母と暮らせば

観てきました。
とても、佳い作品だった…。
「町子がね!?」は相葉ちゃん思い出してちょっとフフフって思っちゃったけど^^ゞ
以下、大きなネタバレはないですが、ちょこちょこ漏れるかも…な感想少し。


いちばん衝撃的だったのは、やっぱり原爆投下のシーンで。
事前番組で、インク瓶が溶ける描写だけでそれを表現する、と聞いていたけれど、
閃光からのインク瓶、よりもその後のスクリーンがクラッシュした時間が、とても長くて。“とても”といってもほんの2〜3秒だったのかもしれないけれど、このクラッシュした画面の中、熱風に吹き飛ばされたり無数のガラスの破片が飛んできたり倒壊した建物が身体の上に幾重にも落ちてきたり…たくさんの人たちをいっぺんに想像を絶する苦痛が襲い続けてるんだと思うと、なんだかすっごく長い時間に思えてしまった。

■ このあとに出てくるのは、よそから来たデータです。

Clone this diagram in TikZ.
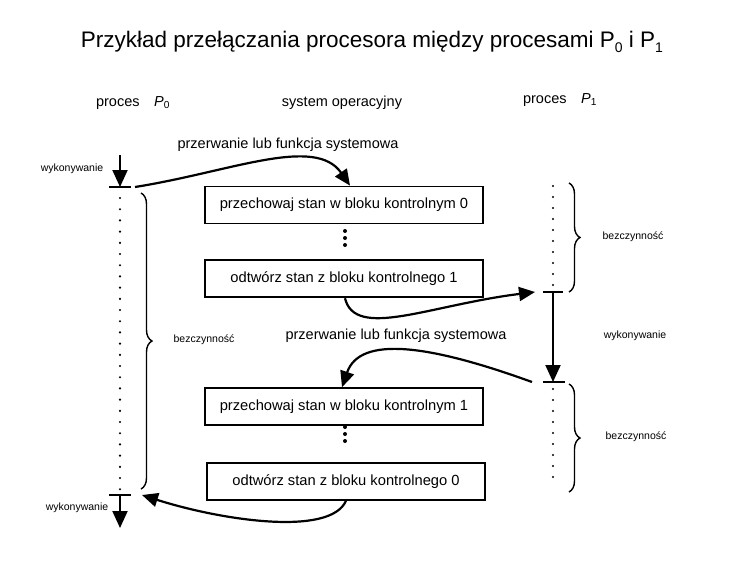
\documentclass[tikz,border=0pt]{standalone}
\usepackage{fontspec}
\setmainfont{Liberation Sans}
\usetikzlibrary{positioning,arrows.meta,decorations.pathreplacing}
\newcommand{\indeks}[1]{\raisebox{-0.4ex}{\fontsize{14}{16}\selectfont#1}}

\begin{document}
\begin{tikzpicture}[x=1pt,y=-1pt,
  stan/.style={draw,line width=1.8pt,minimum width=278pt,minimum height=37pt,font=\fontsize{14.7}{17}\selectfont},
  opis/.style={font=\fontsize{14.5}{17}\selectfont},
  maly/.style={font=\fontsize{10.5}{12}\selectfont},
  os/.style={line width=2pt},
  strz/.style={line width=2pt,-{Triangle[width=15pt,length=17pt]}},
  luk/.style={line width=2.2pt,-{Triangle[width=14pt,length=16pt]}},
  klamra/.style={line width=1.4pt,decorate,decoration={brace,amplitude=11pt}}]
\useasboundingbox (0,0) rectangle (746,579);
\node[font=\fontsize{22.5}{26}\selectfont] (tytul) at (372,42) {Przykład przełączania procesora między procesami P\indeks{0} i P\indeks{1}};
\node[opis] (hp0) at (133,103) {proces\quad\textit{P}\textsubscript{0}};
\node[opis] (hos) at (342,103) {system operacyjny};
\node[opis] (hp1) at (560,100) {proces\quad\textit{P}\textsubscript{1}};
\node[stan] (blok0) at (344,205) {przechowaj stan w bloku kontrolnym 0};
\node[stan,below=35pt of blok0] (blok1) {odtwórz stan z bloku kontrolnego 1};
\node[stan,below=89pt of blok1] (blok2) {przechowaj stan w bloku kontrolnym 1};
\node[stan,below=36pt of blok2,xshift=2pt] (blok3) {odtwórz stan z bloku kontrolnego 0};
\foreach \y in {231,238,245,427,434,441} \fill (345,\y) circle (2pt);
\coordinate (p0s) at (120,155);
\coordinate (p0a) at (120,187);
\coordinate (p0b) at (120,495);
\coordinate (p0e) at (120,528);
\coordinate (p1a) at (553,292);
\coordinate (p1b) at (553,382);
\draw[strz] (p0s) -- (p0a);
\draw[os] ([xshift=-11pt]p0a) -- ([xshift=11pt]p0a);
\foreach \y in {198,209.2,...,490} \fill (120,\y) circle (1.2pt);
\draw[os] ([xshift=-11pt]p0b) -- ([xshift=11pt]p0b);
\draw[strz] (p0b) -- (p0e);
\foreach \y in {186,197,...,285} \fill (553,\y) circle (1.2pt);
\draw[os] ([xshift=-10pt]p1a) -- ([xshift=10pt]p1a);
\draw[strz] (p1a) -- (p1b);
\draw[os] ([xshift=-10pt]p1b) -- ([xshift=12pt]p1b);
\foreach \y in {389,400,...,486} \fill (553,\y) circle (1.2pt);
\node[maly] (wyk0) at (72,169) {wykonywanie};
\node[maly] (wyk1) at (635,336) {wykonywanie};
\node[maly] (wyk2) at (77,508) {wykonywanie};
\draw[klamra] (141,193) -- (141,489);
\node[maly] (bez0) at (204,340) {bezczynność};
\draw[klamra] (569,183) -- (569,292);
\node[maly] (bez1) at (633,237) {bezczynność};
\draw[klamra] (569,384) -- (569,492);
\node[maly] (bez2) at (636,437) {bezczynność};
\node[opis] (prz0) at (288,145) {przerwanie lub funkcja systemowa};
\node[opis] (prz1) at (396,336) {przerwanie lub funkcja systemowa};
\draw[luk] ([xshift=15pt]p0a) .. controls (230,172) and (315,135) .. ([xshift=6pt]blok0.north);
\draw[luk] ([xshift=1pt]blok1.south) .. controls (355,340) and (430,305) .. ([xshift=-18pt]p1a);
\draw[luk] ([xshift=-21pt]p1b) .. controls (430,345) and (360,335) .. ([xshift=-2pt]blok2.north);
\draw[luk] (blok3.south) .. controls (330,537) and (220,520) .. ([xshift=22pt]p0b);
\end{tikzpicture}
\end{document}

舞台が長崎なのでね、坂の上のおうちからの風景や、キリスト教のお墓や仏壇(あ、仏様じゃないか、祭壇??)がたくさん出てきて、それが生々しさを緩和してくれてる気がしたよ。監督のこだわってる衣服のほころびなんかはすごくリアルなのに、遺影の前のロウソクが洋風なキャンドル1本っていうだけで、ちょっと“滅入る”感が軽くなるというか…少しファンタジー要素が強まるというか。ヒロシマを扱ったものを見てきたから、そう思うのかもだけど。

浩二くんがね、生前は医大生の息子らしいぶっきらぼうな口ぶりなのに、
霊になって現れてからは、優しく語りかけたり拗ねたり泣いたり…とても素直にお母さんに接しているのがね、印象的。
本来の姿はそうでも、生きてるときはなかなか素直に見せられないものなのかもなぁ。
とにかくもう、終始、母目線で見てしまったよぅ。
私は、息子にこんなふうに語れる思い出をたくさん残してやれてるのかなぁ…なんて反省したりして。

優しくて儚げなお母さんだけど、それだけじゃない。ちゃんとつよくて少ししたたかな面もあって、やっぱり息子がいちばん可愛いからすっごく本音のところでは町子が幸せになることに黒い感情だって湧く…というのもまたリアルで。でも、小百合さんだからそれが全然イヤな感じにならないのがすごいなぁ、とも思った。イヤな感じどころか哀しくて切なくなるもの。
霊だから、決して触れられなかった浩ちゃんと、しっかりと手を取れたときには、あたたかな気持ちになれたよ。

霊となった浩二は、快活に笑っていてもどこか悲しげで、
あぁ、にの、うまいなぁ・・・って何度も唸っちゃった。
正直言うと、戦争や原爆を扱った作品は、一度見たらもう充分って気持ちになるのだけど、この作品に限っては、また観たいな、と思ったよ。
にの、佳い作品に出合わせてくれて、
佳い作品にしてくれて、ありがとう。